■ Extracted data ■
═══

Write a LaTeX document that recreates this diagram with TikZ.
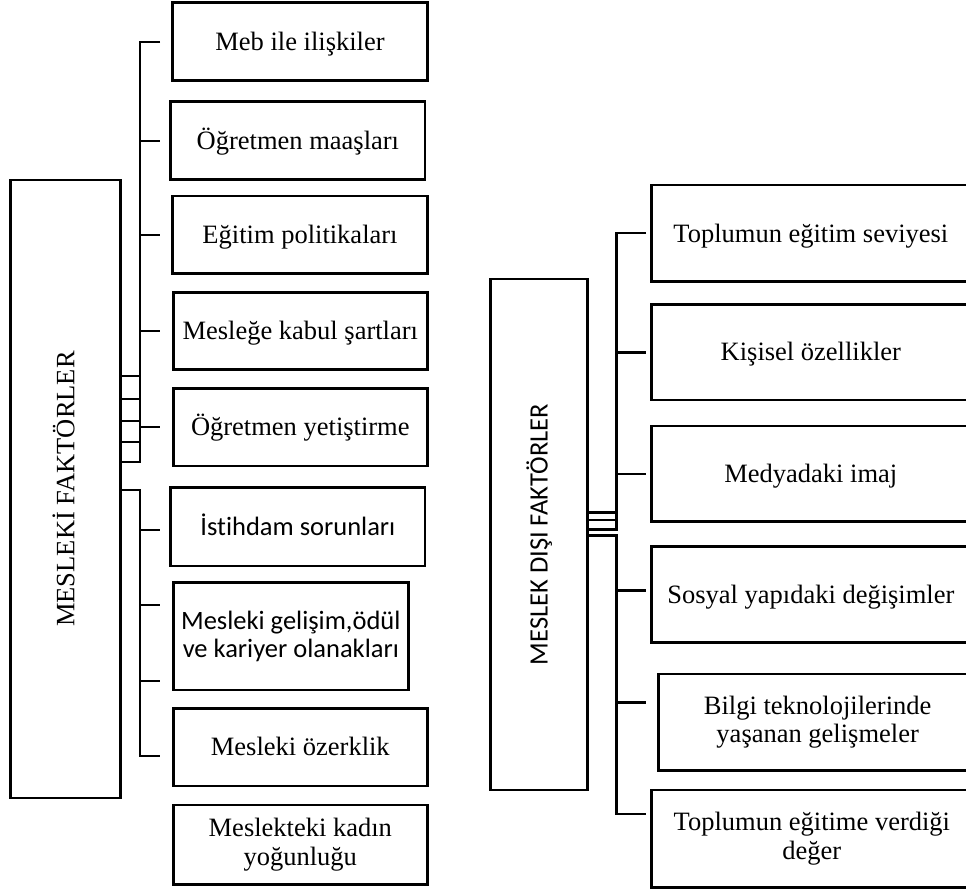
\documentclass[tikz,border=0pt]{standalone}
\usepackage{fontspec}
\setmainfont{Liberation Serif}
\newfontfamily\calibrifont[Ligatures=NoCommon]{Carlito}
\begin{document}
\begin{tikzpicture}[x=1pt,y=-1pt,
  box/.style={draw, line width=2.7pt, inner sep=0pt, align=center, font=\fontsize{26.5}{28.5}\selectfont},
  one/.style={text height=17.5pt, text depth=0pt},
  onec/.style={text height=17.1pt, text depth=0pt},
  link/.style={line width=2.6pt},
]
\useasboundingbox (0,0) rectangle (966,890);
\begin{scope}
\clip (0,0) rectangle (966,890);
% ---------- left group ----------
\node[box, minimum width=110pt, minimum height=618pt] (mainL) at (65.7,489)
  {\rotatebox{90}{\raisebox{0pt}[0.662em][0pt]{MESLEKİ FAKTÖRLER}}};
\node[box,one,minimum width=254.6pt,minimum height=77.6pt] (l1) at (300,41.5) {Meb ile ilişkiler};
\node[box,one,minimum width=254.3pt,minimum height=77.6pt] (l2) at (297.9,140.5) {Öğretmen maaşları};
\node[box,one,minimum width=254.6pt,minimum height=77.3pt] (l3) at (300,234.7) {Eğitim politikaları};
\node[box,one,minimum width=254pt,minimum height=77pt] (l4) at (300.3,330.8) {Mesleğe kabul şartları};
\node[box,one,minimum width=254pt,minimum height=77.7pt] (l5) at (300.3,427.2) {Öğretmen yetiştirme};
\node[box,onec,minimum width=254.3pt,minimum height=78.7pt] (l6) at (297.9,526.7) {\calibrifont İstihdam sorunları};
\node[box,minimum width=235pt,minimum height=107.7pt] (l7) at (290.8,636.2) {\calibrifont Mesleki gelişim,ödül\\\calibrifont ve kariyer olanakları};
\node[box,one,minimum width=254pt,minimum height=77.7pt] (l8) at (300.3,747.2) {Mesleki özerklik};
\node[box,minimum width=254pt,minimum height=79.3pt] (l9) at (300.3,844.7) {Meslekteki kadın\\yoğunluğu};

\coordinate (tl1) at (160,42);
\coordinate (tl9) at (160,756);
\draw[link] (tl1) -- (140,42) -- (140,462) -- (mainL.east |- 0,462);
\foreach \yy in {141,235,331,427} \draw[link] (140,\yy) -- (160,\yy);
\foreach \yy in {376,399,421,442} \draw[link] (mainL.east |- 0,\yy) -- (140,\yy);
\draw[link] (mainL.east |- 0,490) -- (140,490) -- (140,756) -- (tl9);
\foreach \yy in {530,605,681} \draw[link] (140,\yy) -- (160,\yy);

% ---------- right group ----------
\node[box, minimum width=97pt, minimum height=511pt] (mainR) at (539.2,534.5)
  {\calibrifont\rotatebox{90}{\raisebox{0pt}[0.644em][0pt]{MESLEK DIŞI FAKTÖRLER}}};
\node[box,one,minimum width=318.3pt,minimum height=96.7pt] (r1) at (810.85,233.3) {Toplumun eğitim seviyesi};
\node[box,one,minimum width=318.3pt,minimum height=95.7pt] (r2) at (810.85,352.2) {Kişisel özellikler};
\node[box,one,minimum width=318.3pt,minimum height=95.7pt] (r3) at (810.85,473.8) {Medyadaki imaj};
\node[box,one,minimum width=318.3pt,minimum height=96pt] (r4) at (810.85,594.7) {Sosyal yapıdaki değişimler};
\node[box,minimum width=318.7pt,minimum height=96.7pt] (r5) at (817.65,722.3) {Bilgi teknolojilerinde\\yaşanan gelişmeler};
\node[box,minimum width=320.3pt,minimum height=97.3pt] (r6) at (811.85,838.7) {Toplumun eğitime verdiği\\değer};

\coordinate (tr1) at (646,233);
\coordinate (tr6) at (646,814);
\draw[link] (tr1) -- (616.7,233) -- (616.7,529.3) -- (mainR.east |- 0,529.3);
\foreach \yy in {512.3,520} \draw[link] (mainR.east |- 0,\yy) -- (616.7,\yy);
\foreach \yy in {352.7,474} \draw[link] (616.7,\yy) -- (646,\yy);
\draw[link] (mainR.east |- 0,535.5) -- (616.7,535.5) -- (616.7,814) -- (tr6);
\foreach \yy in {590.7,702.7} \draw[link] (616.7,\yy) -- (646,\yy);
\end{scope}
\end{tikzpicture}
\end{document}
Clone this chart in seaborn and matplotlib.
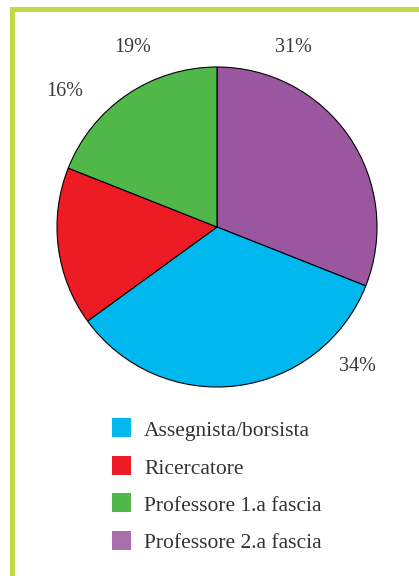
import matplotlib
matplotlib.use('Agg')
import matplotlib.pyplot as plt
import seaborn as sns
from matplotlib.patches import Rectangle

# Data (clockwise from 12 o'clock)
categories = ['Professore 2.a fascia', 'Assegnista/borsista', 'Ricercatore', 'Professore 1.a fascia']
values = [31, 34, 16, 19]
pie_colors = ['#9b56a0', '#00b7ee', '#ed1c24', '#50b848']

# Legend order and colours
legend_labels = ['Assegnista/borsista', 'Ricercatore', 'Professore 1.a fascia', 'Professore 2.a fascia']
legend_colors = ['#00b7ee', '#ed1c24', '#50b848', '#ab6eac']

# Label placement (in pie radius units)
label_pos = [(0.475, 1.125), (0.88, -0.87), (-0.95, 0.845), (-0.525, 1.125)]

sns.set_theme(style='white')
plt.rcParams['font.family'] = ['Liberation Serif', 'DejaVu Serif']

W, H = 419, 576
fig = plt.figure(figsize=(W / 100, H / 100), dpi=100)
fig.patch.set_facecolor('white')

# Pie axes: centre at (217, 227) px, radius 160 px
cx, cy, half = 217, 576 - 227, 200
ax = fig.add_axes([(cx - half) / W, (cy - half) / H, 2 * half / W, 2 * half / H])
ax.pie(values, colors=pie_colors, startangle=90, counterclock=False,
       wedgeprops=dict(edgecolor='black', linewidth=0.8))
ax.set_xlim(-1.25, 1.25)
ax.set_ylim(-1.25, 1.25)
ax.set_aspect('auto')
ax.axis('off')

for v, (x, y) in zip(values, label_pos):
    ax.text(x, y, f'{v}%', ha='center', va='center', fontsize=14.5, color='#3a3a3a')

# Frame (green bars on top and left)
frame_color = '#c3d845'
fig.add_artist(Rectangle((10 / W, 0), 5 / W, (H - 7) / H, transform=fig.transFigure,
                         color=frame_color, lw=0))
fig.add_artist(Rectangle((10 / W, (H - 12) / H), (W - 10) / W, 5 / H, transform=fig.transFigure,
                         color=frame_color, lw=0))

# Legend
for i, (lab, col) in enumerate(zip(legend_labels, legend_colors)):
    top = 418 + i * 37.5
    fig.add_artist(Rectangle((112 / W, (H - top - 19) / H), 19 / W, 19 / H,
                             transform=fig.transFigure, color=col, lw=0))
    fig.text(144 / W, (H - top - 18) / H, lab, ha='left', va='baseline',
             fontsize=15.5, color='#333333')

fig.savefig('out.png', dpi=100)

═══

■ Set problem ■
Repeat every record precisely. Any picture among them stays out of the copy.

■ Exercise response ■
Write a LaTeX document that recreates this diagram with TikZ.
\documentclass[tikz,border=0pt]{standalone}
\usepackage{fontspec}
\setmainfont{Liberation Serif}
\newfontfamily\calibrifont[Ligatures=NoCommon]{Carlito}
\begin{document}
\begin{tikzpicture}[x=1pt,y=-1pt,
  box/.style={draw, line width=2.7pt, inner sep=0pt, align=center, font=\fontsize{26.5}{28.5}\selectfont},
  one/.style={text height=17.5pt, text depth=0pt},
  onec/.style={text height=17.1pt, text depth=0pt},
  link/.style={line width=2.6pt},
]
\useasboundingbox (0,0) rectangle (966,890);
\begin{scope}
\clip (0,0) rectangle (966,890);
% ---------- left group ----------
\node[box, minimum width=110pt, minimum height=618pt] (mainL) at (65.7,489)
  {\rotatebox{90}{\raisebox{0pt}[0.662em][0pt]{MESLEKİ FAKTÖRLER}}};
\node[box,one,minimum width=254.6pt,minimum height=77.6pt] (l1) at (300,41.5) {Meb ile ilişkiler};
\node[box,one,minimum width=254.3pt,minimum height=77.6pt] (l2) at (297.9,140.5) {Öğretmen maaşları};
\node[box,one,minimum width=254.6pt,minimum height=77.3pt] (l3) at (300,234.7) {Eğitim politikaları};
\node[box,one,minimum width=254pt,minimum height=77pt] (l4) at (300.3,330.8) {Mesleğe kabul şartları};
\node[box,one,minimum width=254pt,minimum height=77.7pt] (l5) at (300.3,427.2) {Öğretmen yetiştirme};
\node[box,onec,minimum width=254.3pt,minimum height=78.7pt] (l6) at (297.9,526.7) {\calibrifont İstihdam sorunları};
\node[box,minimum width=235pt,minimum height=107.7pt] (l7) at (290.8,636.2) {\calibrifont Mesleki gelişim,ödül\\\calibrifont ve kariyer olanakları};
\node[box,one,minimum width=254pt,minimum height=77.7pt] (l8) at (300.3,747.2) {Mesleki özerklik};
\node[box,minimum width=254pt,minimum height=79.3pt] (l9) at (300.3,844.7) {Meslekteki kadın\\yoğunluğu};

\coordinate (tl1) at (160,42);
\coordinate (tl9) at (160,756);
\draw[link] (tl1) -- (140,42) -- (140,462) -- (mainL.east |- 0,462);
\foreach \yy in {141,235,331,427} \draw[link] (140,\yy) -- (160,\yy);
\foreach \yy in {376,399,421,442} \draw[link] (mainL.east |- 0,\yy) -- (140,\yy);
\draw[link] (mainL.east |- 0,490) -- (140,490) -- (140,756) -- (tl9);
\foreach \yy in {530,605,681} \draw[link] (140,\yy) -- (160,\yy);

% ---------- right group ----------
\node[box, minimum width=97pt, minimum height=511pt] (mainR) at (539.2,534.5)
  {\calibrifont\rotatebox{90}{\raisebox{0pt}[0.644em][0pt]{MESLEK DIŞI FAKTÖRLER}}};
\node[box,one,minimum width=318.3pt,minimum height=96.7pt] (r1) at (810.85,233.3) {Toplumun eğitim seviyesi};
\node[box,one,minimum width=318.3pt,minimum height=95.7pt] (r2) at (810.85,352.2) {Kişisel özellikler};
\node[box,one,minimum width=318.3pt,minimum height=95.7pt] (r3) at (810.85,473.8) {Medyadaki imaj};
\node[box,one,minimum width=318.3pt,minimum height=96pt] (r4) at (810.85,594.7) {Sosyal yapıdaki değişimler};
\node[box,minimum width=318.7pt,minimum height=96.7pt] (r5) at (817.65,722.3) {Bilgi teknolojilerinde\\yaşanan gelişmeler};
\node[box,minimum width=320.3pt,minimum height=97.3pt] (r6) at (811.85,838.7) {Toplumun eğitime verdiği\\değer};

\coordinate (tr1) at (646,233);
\coordinate (tr6) at (646,814);
\draw[link] (tr1) -- (616.7,233) -- (616.7,529.3) -- (mainR.east |- 0,529.3);
\foreach \yy in {512.3,520} \draw[link] (mainR.east |- 0,\yy) -- (616.7,\yy);
\foreach \yy in {352.7,474} \draw[link] (616.7,\yy) -- (646,\yy);
\draw[link] (mainR.east |- 0,535.5) -- (616.7,535.5) -- (616.7,814) -- (tr6);
\foreach \yy in {590.7,702.7} \draw[link] (616.7,\yy) -- (646,\yy);
\end{scope}
\end{tikzpicture}
\end{document}
Clone this chart in seaborn and matplotlib.
import matplotlib
matplotlib.use('Agg')
import matplotlib.pyplot as plt
import seaborn as sns
from matplotlib.patches import Rectangle

# Data (clockwise from 12 o'clock)
categories = ['Professore 2.a fascia', 'Assegnista/borsista', 'Ricercatore', 'Professore 1.a fascia']
values = [31, 34, 16, 19]
pie_colors = ['#9b56a0', '#00b7ee', '#ed1c24', '#50b848']

# Legend order and colours
legend_labels = ['Assegnista/borsista', 'Ricercatore', 'Professore 1.a fascia', 'Professore 2.a fascia']
legend_colors = ['#00b7ee', '#ed1c24', '#50b848', '#ab6eac']

# Label placement (in pie radius units)
label_pos = [(0.475, 1.125), (0.88, -0.87), (-0.95, 0.845), (-0.525, 1.125)]

sns.set_theme(style='white')
plt.rcParams['font.family'] = ['Liberation Serif', 'DejaVu Serif']

W, H = 419, 576
fig = plt.figure(figsize=(W / 100, H / 100), dpi=100)
fig.patch.set_facecolor('white')

# Pie axes: centre at (217, 227) px, radius 160 px
cx, cy, half = 217, 576 - 227, 200
ax = fig.add_axes([(cx - half) / W, (cy - half) / H, 2 * half / W, 2 * half / H])
ax.pie(values, colors=pie_colors, startangle=90, counterclock=False,
       wedgeprops=dict(edgecolor='black', linewidth=0.8))
ax.set_xlim(-1.25, 1.25)
ax.set_ylim(-1.25, 1.25)
ax.set_aspect('auto')
ax.axis('off')

for v, (x, y) in zip(values, label_pos):
    ax.text(x, y, f'{v}%', ha='center', va='center', fontsize=14.5, color='#3a3a3a')

# Frame (green bars on top and left)
frame_color = '#c3d845'
fig.add_artist(Rectangle((10 / W, 0), 5 / W, (H - 7) / H, transform=fig.transFigure,
                         color=frame_color, lw=0))
fig.add_artist(Rectangle((10 / W, (H - 12) / H), (W - 10) / W, 5 / H, transform=fig.transFigure,
                         color=frame_color, lw=0))

# Legend
for i, (lab, col) in enumerate(zip(legend_labels, legend_colors)):
    top = 418 + i * 37.5
    fig.add_artist(Rectangle((112 / W, (H - top - 19) / H), 19 / W, 19 / H,
                             transform=fig.transFigure, color=col, lw=0))
    fig.text(144 / W, (H - top - 18) / H, lab, ha='left', va='baseline',
             fontsize=15.5, color='#333333')

fig.savefig('out.png', dpi=100)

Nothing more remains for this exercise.